En medio de estas dificultades, siempre susceptibles de cambio, existen líderes que marcan una pauta importante con su actuar, rompiendo con los esquemas actuales en donde se consigue el consenso político a partir de dádivas y burocracia y no del bien común o de un “consenso sobre lo fundamental” como bien decía Álvaro Gómez Hurtado. El líder de la economía naranja, Iván Duque, es quien está promoviendo este cambio en Colombia. Aún con algunas encuestas en su contra, el primer mandatario ha entendido que la clave no está en el enfrentamiento discursivo ni en la división, sino más bien en la transformación del sistema político desde su interior sin dejar la firmeza. En propiciar como incentivo el bien común y los buenos argumentos, en lugar de la negociación turbia de cargos o instituciones. En fortalecer la institucionalidad como base primera de la sociedad, en vez de propiciar un ambiente donde las instituciones tienen dueños. En enfocar la economía en el talento de los colombianos, sin dejar atrás las materias primas que han sido de gran importancia para el desarrollo del país.
Otros ejemplos resaltan en la región, algunos con poco éxito en la tarea de sembrar una relación diferente entre el político y el electorado. Al respecto, el caso de El Salvador llama la atención. El joven presidente Nayib Bukele ha comunicado con sinceridad lo que a su pueblo le espera para poder solucionar los grandes males que aquejan al país: “Nuestro país es como un niño enfermo. Nos toca ahora a todos tomar la medicina amarga, nos toca ahora a todos sufrir un poco, tener un poco de dolor, asumir nuestra responsabilidad y sí habrá momentos duros, pero tomaremos decisiones con valentía y espero que me acompañen a defender esas decisiones”. En pocos días como mandatario ya eliminó 5 ministerios, replanteó funciones, y goza de gran popularidad e imagen favorable entre sus ciudadanos.
Este lenguaje es el que se necesita en América Latina.
“Muchas de las familias de la región, según el BID, no pueden acceder a los planes hipotecarios, lo que los obliga a diseñar y construir poco a poco sus viviendas. Más de la mitad de las familias de Caracas, La Paz, Buenos Aires, Sao Paulo, Río de Janeiro, Ciudad de México, Quito y Managua padecen esta situación, lo que además implica demoras en la construcción y cumplimiento de las necesidades básicas de vivienda”.
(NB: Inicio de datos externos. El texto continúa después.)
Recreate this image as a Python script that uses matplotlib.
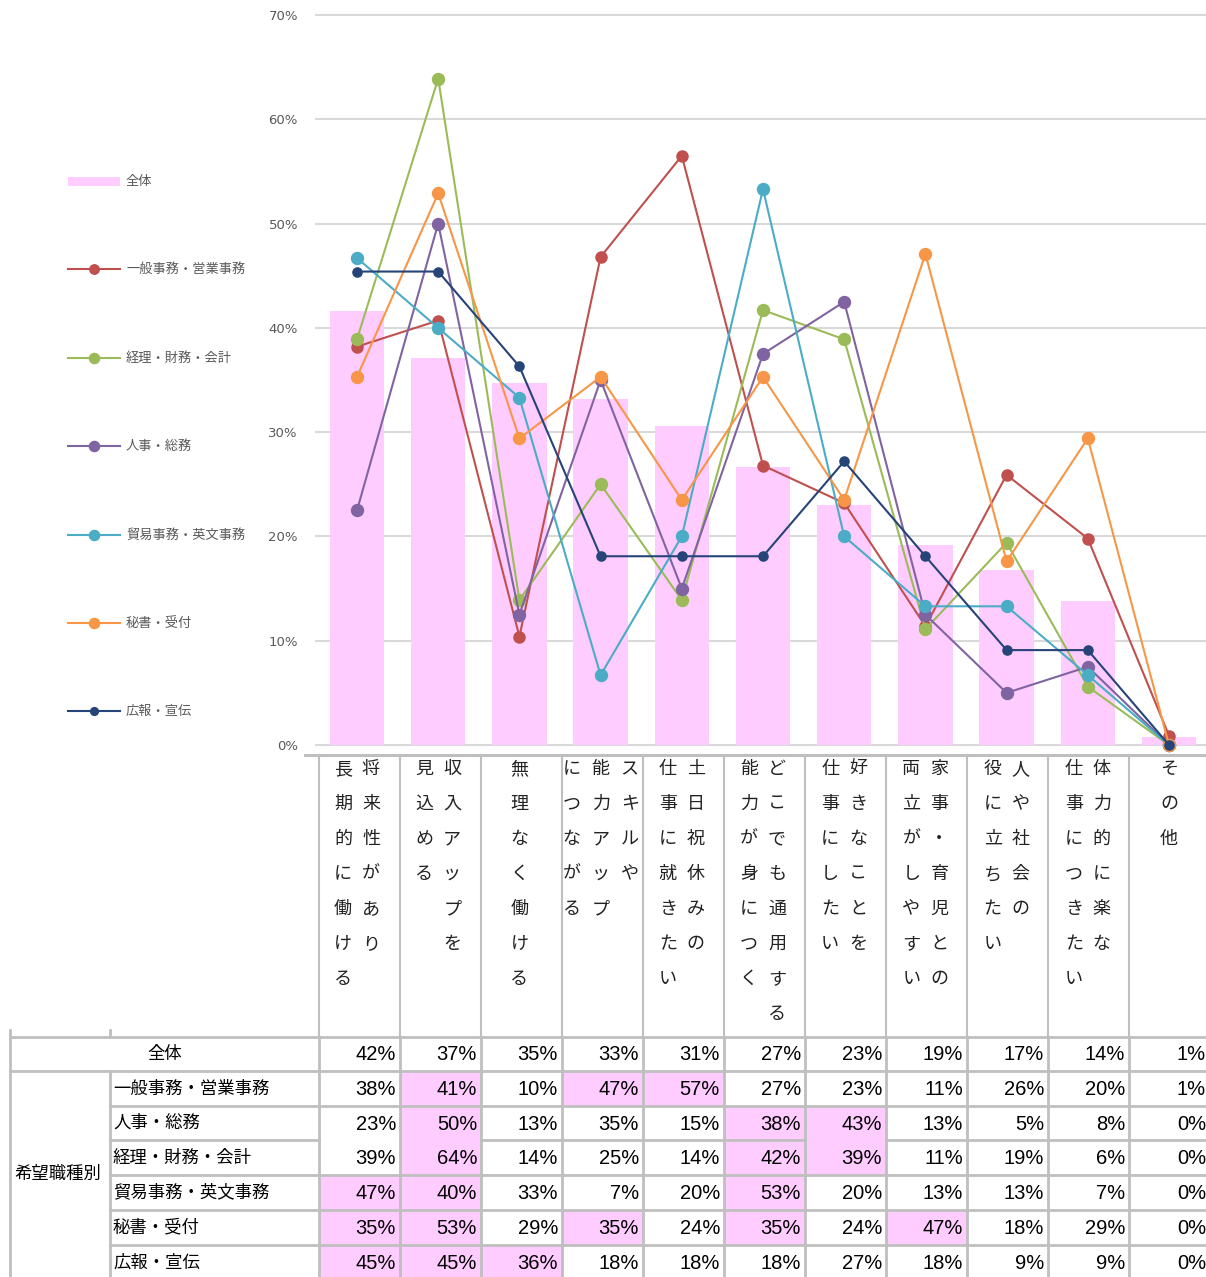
import matplotlib
matplotlib.use("Agg")
import matplotlib.pyplot as plt
from matplotlib.patches import Rectangle

plt.rcParams['font.family'] = ['Noto Sans CJK JP', 'DejaVu Sans']

# category labels (vertical text, columns read right to left)
categories = [
    ["将来性があり", "長期的に働ける"],
    ["収入アップを", "見込める"],
    ["無理なく働ける"],
    ["スキルや", "能力アップ", "につながる"],
    ["土日祝休みの", "仕事に就きたい"],
    ["どこでも通用する", "能力が身につく"],
    ["好きなことを", "仕事にしたい"],
    ["家事・育児との", "両立がしやすい"],
    ["人や社会の", "役に立ちたい"],
    ["体力的に楽な", "仕事につきたい"],
    ["その他"],
]

overall = [41.6, 37.1, 34.7, 33.2, 30.6, 26.7, 23.0, 19.2, 16.8, 13.8, 0.8]

series_names = ["一般事務・営業事務", "経理・財務・会計", "人事・総務",
                "貿易事務・英文事務", "秘書・受付", "広報・宣伝"]
general = [38.2, 40.7, 10.4, 46.8, 56.5, 26.8, 23.2, 11.4, 25.9, 19.8, 0.9]
accounting = [38.9, 63.9, 13.9, 25.0, 13.9, 41.7, 38.9, 11.1, 19.4, 5.6, 0.0]
hr = [22.5, 50.0, 12.5, 35.0, 15.0, 37.5, 42.5, 12.5, 5.0, 7.5, 0.0]
trade = [46.7, 40.0, 33.3, 6.7, 20.0, 53.3, 20.0, 13.3, 13.3, 6.7, 0.0]
secretary = [35.3, 52.9, 29.4, 35.3, 23.5, 35.3, 23.5, 47.1, 17.6, 29.4, 0.0]
pr = [45.4, 45.4, 36.3, 18.1, 18.1, 18.1, 27.2, 18.1, 9.1, 9.1, 0.0]

# table row order differs from legend order
table_names = ["一般事務・営業事務", "人事・総務", "経理・財務・会計",
               "貿易事務・英文事務", "秘書・受付", "広報・宣伝"]
# highlighted (pink) cells per table row: column indices
highlights = [[1, 3, 4], [1, 5, 6], [1, 5, 6], [0, 1, 5], [0, 1, 3, 5, 7], [0, 1, 2]]

colors = ["#C0504D", "#9BBB59", "#8064A2", "#4BACC6", "#F79646", "#264478"]
msizes = [8, 8.6, 8.6, 8.6, 8.6, 6.6]
pink = "#FFCCFF"
border = "#BFBFBF"
label_gray = "#595959"

W, H = 1206, 1277
fig = plt.figure(figsize=(W / 100, H / 100), dpi=100)

# background axes in pixel coords for table, labels and legend
bg = fig.add_axes([0, 0, 1, 1])
bg.set_xlim(0, W)
bg.set_ylim(H, 0)
bg.axis("off")

# main chart
x0, step = 357, 81.2
ax_left, ax_right, ax_top, ax_bot = 316, 1206, 15, 745
ax = fig.add_axes([ax_left / W, (H - ax_bot) / H, (ax_right - ax_left) / W, (ax_bot - ax_top) / H])
ax.set_xlim(-(x0 - ax_left) / step, (ax_right - x0) / step)
ax.set_ylim(0, 70)
ax.patch.set_alpha(0)
for s in ax.spines.values():
    s.set_visible(False)
for g in range(0, 71, 10):
    ax.axhline(g, color="#D9D9D9", lw=1.5, zorder=0, clip_on=False)
ax.set_xticks([])
ax.set_yticks(range(0, 71, 10))
ax.set_yticklabels([f"{v}%" for v in range(0, 71, 10)], color=label_gray,
                   fontsize=9.5, family="DejaVu Sans")
ax.tick_params(axis="y", length=0, pad=13)

xs = list(range(len(overall)))
ax.bar(xs, overall, width=0.67, color=pink, zorder=1)
all_series = [general, accounting, hr, trade, secretary, pr]
for vals, c, ms in zip(all_series, colors, msizes):
    ax.plot(xs, vals, color=c, lw=1.5, marker="o", ms=ms, zorder=3, clip_on=False)

# legend
leg_y = [181, 269, 358, 446, 535, 623, 711]
bg.add_patch(Rectangle((68, leg_y[0] - 4.5), 52, 9, color=pink, lw=0))
bg.text(126, leg_y[0], "全体", fontsize=9.5, color=label_gray, va="center")
for name, c, ms, y in zip(series_names, colors, msizes, leg_y[1:]):
    bg.plot([68, 120], [y, y], color=c, lw=1.5)
    bg.plot([94], [y], marker="o", color=c, ms=ms * 0.85)
    bg.text(126, y, name, fontsize=9.5, color=label_gray, va="center")

# category header cells
col_l = 319
col_w = 81
ncol = len(categories)
bg.plot([305, W], [755, 755], color=border, lw=2.2)
for k in range(ncol):
    xl = col_l + k * col_w
    bg.plot([xl, xl], [755, 1037], color=border, lw=1.5)
    cx = x0 + k * step
    cols = categories[k]
    n = len(cols)
    for j, text in enumerate(cols):
        # first column is rightmost
        px = cx + (n - 1) * 14 - j * 28 if n < 3 else cx + 29 - j * 29
        for i, ch in enumerate(text):
            bg.text(px, 769 + i * 35, ch, fontsize=13, ha="center", va="center", color="#222222")

# data table
row_y = [1037, 1071, 1106, 1140, 1175, 1210, 1245, 1280]
num_font = ['Liberation Sans', 'DejaVu Sans']
table_data = {"一般事務・営業事務": general, "人事・総務": hr, "経理・財務・会計": accounting,
              "貿易事務・英文事務": trade, "秘書・受付": secretary, "広報・宣伝": pr}

def pct(v):
    return f"{int(v + 0.5)}%"

# pink highlights
for r, cols_h in enumerate(highlights):
    for k in cols_h:
        bg.add_patch(Rectangle((col_l + k * col_w, row_y[r + 1]), col_w, row_y[r + 2] - row_y[r + 1],
                               color=pink, lw=0, zorder=0))

# overall row
bg.text(165, (row_y[0] + row_y[1]) / 2, "全体", fontsize=12.5, ha="center", va="center")
for k, v in enumerate(overall):
    bg.text(col_l + (k + 1) * col_w - 4, (row_y[0] + row_y[1]) / 2 + 1, pct(v), fontsize=14.5,
            ha="right", va="center", family=num_font)
for r, name in enumerate(table_names):
    yc = (row_y[r + 1] + row_y[r + 2]) / 2
    bg.text(113, yc, name, fontsize=12.5, ha="left", va="center")
    for k, v in enumerate(table_data[name]):
        bg.text(col_l + (k + 1) * col_w - 4, yc + 1, pct(v), fontsize=14.5,
                ha="right", va="center", family=num_font)
bg.text(58, (row_y[1] + H) / 2, "希望職種別", fontsize=12.5, ha="center", va="center")

# table borders
bg.plot([10, W], [row_y[0], row_y[0]], color=border, lw=2)
bg.plot([10, W], [row_y[1], row_y[1]], color=border, lw=2)
merged = [0, 1, 6]  # columns without border between 人事 and 経理 rows
for r in range(2, 7):
    y = row_y[r]
    if r == 3:
        bg.plot([110, col_l], [y, y], color=border, lw=2)
        for k in range(ncol):
            if k not in merged:
                bg.plot([col_l + k * col_w, col_l + (k + 1) * col_w], [y, y], color=border, lw=2)
    else:
        bg.plot([110, W], [y, y], color=border, lw=2)
bg.plot([10, 10], [1030, H], color=border, lw=2)
bg.plot([110, 110], [1030, 1037], color=border, lw=2)
bg.plot([110, 110], [row_y[1], H], color=border, lw=2)
for k in range(ncol):
    xl = col_l + k * col_w
    bg.plot([xl, xl], [1037, H], color=border, lw=2)

fig.savefig("out.png", dpi=100)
El analfabetismo alcanza a casi 32 millones de personas, la pobreza toca a 186 millones de latinoamericanos, es decir el 30% de la población. Mientras tanto, según el último informe del Banco Interamericano de Desarrollo, la corrupción le cuesta US$ 220.000 millones anuales a la región, una cifra que sin duda alguna podría representar una mejora notable en la tarea de combatir la pobreza. Para hacerse una mejor dimensión del dinero perdido, menciona el periodista de economía Johnny Giraldo que con esta suma se “construirían 17 aeropuertos como el Naicm en México, 50 (sistemas de) metro elevados en Bogotá y cuatro veces el ambicioso proyecto del Canal de Nicaragua”.
Para empezar a corregir estos graves problemas, la región necesita líderes más prácticos y cercanos a sus ciudadanos, que llamen a la concordia, pero también a la firmeza y que ejerzan con sinceridad y verdad las transformaciones que la región necesita.